KROO

Breckenridge, Texas; United States;
- Frequency: 1430 kHz
- Branding: Talk Radio 1430 AM

Programming
- Format: Defunct (formerly News/Talk)

Ownership
- Owner: Terry and Kay Slavens; (For the Love of the Game Broadcasting, LLC);
- Sister stations: KLXK, KSWA, KWKQ

History
- First air date: 1947
- Former call signs: KSTB (1947-93) KBIL (1993-97)
- Call sign meaning: K BuckaROO (the mascot for Breckenridge High School)

Technical information
- Licensing authority: FCC
- Facility ID: 7703
- Class: D
- Power: 640 watts (day) 17 watts (night)

Links
- Public license information: Public file; LMS;
- Website: www.hpr.network/texas

= KROO (AM) =

KROO (1430 AM) was a radio station with a news/talk format, licensed to Breckenridge, Texas.

==History==
KROO was licensed in 1947 as KSTB. It was owned by Stephens County Broadcasting Company and operated as a daytimer with 500 watts, later increased to 1,000.

In 1956, the original owners sold the station to Coy Perry and C.M. Hatch, who sold to Hugh McBeath the next year.

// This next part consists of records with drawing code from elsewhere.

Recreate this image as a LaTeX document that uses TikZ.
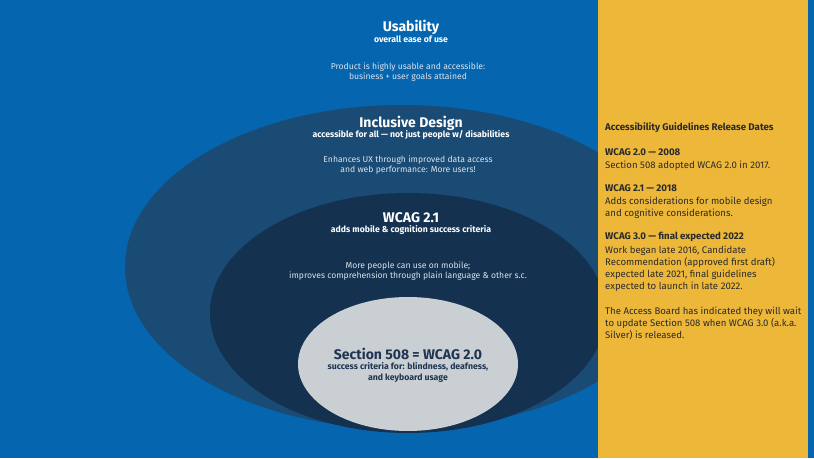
\documentclass[tikz,border=0pt]{standalone}
\usepackage{fontspec}
\setmainfont{Fira Sans}
\definecolor{bgblue}{HTML}{0565AF}
\definecolor{ringouter}{HTML}{1A4B74}
\definecolor{ringmid}{HTML}{14314F}
\definecolor{corefill}{HTML}{CACFD3}
\definecolor{panelfill}{HTML}{EDB83A}
\definecolor{softwhite}{HTML}{D9E3EE}
\definecolor{navytext}{HTML}{1E3450}
\definecolor{paneltext}{HTML}{2A2A2A}
\begin{document}
\begin{tikzpicture}[x=1pt,y=-1pt,
  headline/.style={text=white,font=\fontsize{14}{16}\selectfont\bfseries,inner sep=0pt},
  subline/.style={text=white,font=\fontsize{8.7}{10}\selectfont\bfseries,inner sep=0pt,align=center},
  bodyline/.style={text=softwhite,font=\fontsize{8.6}{10}\selectfont,inner sep=0pt,align=center},
  paneltitle/.style={text=paneltext,font=\fontsize{9.7}{12}\selectfont\bfseries,inner sep=0pt,anchor=west},
  panelbody/.style={text=paneltext,font=\fontsize{9.6}{12}\selectfont,inner sep=0pt,anchor=north west,align=left}]
  % canvas
  \fill[bgblue] (0,0) rectangle (814,458);
  \useasboundingbox (0,0) rectangle (814,458);
  % nested rings
  \fill[ringouter] (402,267) ellipse [x radius=277, y radius=162];
  \fill[ringmid] (408,313) ellipse [x radius=198, y radius=120];
  \fill[corefill] (408,364) ellipse [x radius=110, y radius=67];
  % side panel
  \fill[panelfill] (598,0) rectangle (808,458);

  % outer level
  \node[headline] (usab) at (411,27) {Usability};
  \node[subline] (usabsub) at (411,39) {overall ease of use};
  \node[bodyline] (usabbody) at (408,72.5) {Product is highly usable and accessible:\\business + user goals attained};

  % inclusive design
  \node[headline] (incl) at (411,123) {Inclusive Design};
  \node[subline] (inclsub) at (411,135) {accessible for all — not just people w/ disabilities};
  \node[bodyline] (inclbody) at (408,165.5) {Enhances UX through improved data access\\and web performance: More users!};

  % WCAG 2.1
  \node[headline] (wcag) at (411,218) {WCAG 2.1};
  \node[subline] (wcagsub) at (411,230) {adds mobile \& cognition success criteria};
  \node[bodyline] (wcagbody) at (408,271.5) {More people can use on mobile;\\improves comprehension through plain language \& other s.c.};

  % Section 508
  \node[headline,text=navytext] (sec) at (408,354) {Section 508 = WCAG 2.0};
  \node[subline,text=navytext,font=\fontsize{8.7}{11}\selectfont\bfseries] (secsub) at (408,372.5) {success criteria for: blindness, deafness,\\and keyboard usage};

  % release dates
  \node[paneltitle] (ptitle) at (605,128) {Accessibility Guidelines Release Dates};
  \node[paneltitle] (p20) at (605,152) {WCAG 2.0 — 2008};
  \node[panelbody] (p20b) at (605,160.5) {Section 508 adopted WCAG 2.0 in 2017.};
  \node[paneltitle] (p21) at (605,188) {WCAG 2.1 — 2018};
  \node[panelbody] (p21b) at (605,196.5) {Adds considerations for mobile design\\and cognitive considerations.};
  \node[paneltitle] (p30) at (605,237) {WCAG 3.0 — final expected 2022};
  \node[panelbody] (p30b) at (605,245.5) {Work began late 2016, Candidate\\Recommendation (approved first draft)\\expected late 2021, final guidelines\\expected to launch in late 2022.};
  \node[panelbody] (pboard) at (605,306.5) {The Access Board has indicated they will wait\\to update Section 508 when WCAG 3.0 (a.k.a.\\Silver) is released.};
\end{tikzpicture}
\end{document}
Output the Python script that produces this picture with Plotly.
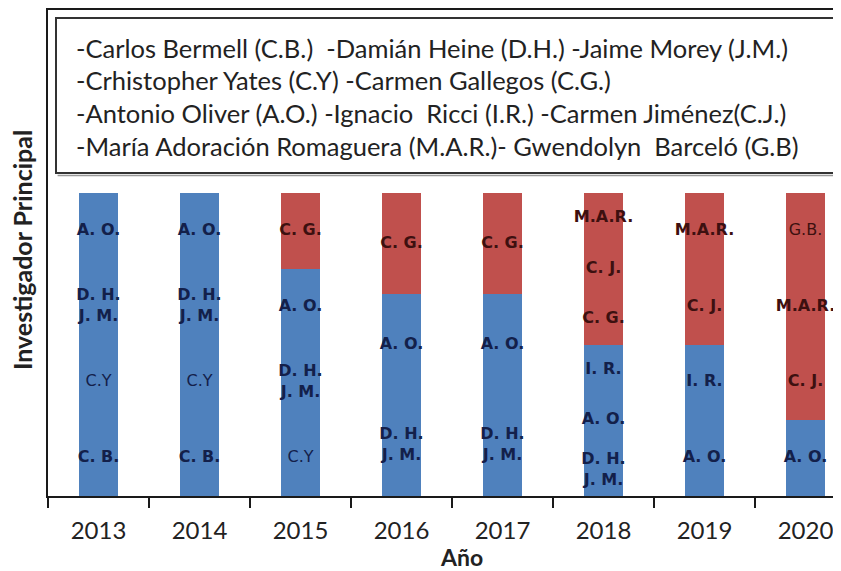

Breckenridge Radio acquired KSTB in 1963. Regal Broadcasting Corporation (in 1967) and Bintz Broadcasting (in 1979) were later owners.

In 1993, KSTB became KBIL, with the call sign changed to KROO in 1997.

On November 17, 2003, KROO changed its format from soft adult contemporary to oldies. It flipped to adult contemporary on April 23, 2007 and to news/talk on January 10, 2017.

On August 29, 2023, KROO's license was surrendered to the Federal Communications Commission, who cancelled it the same day.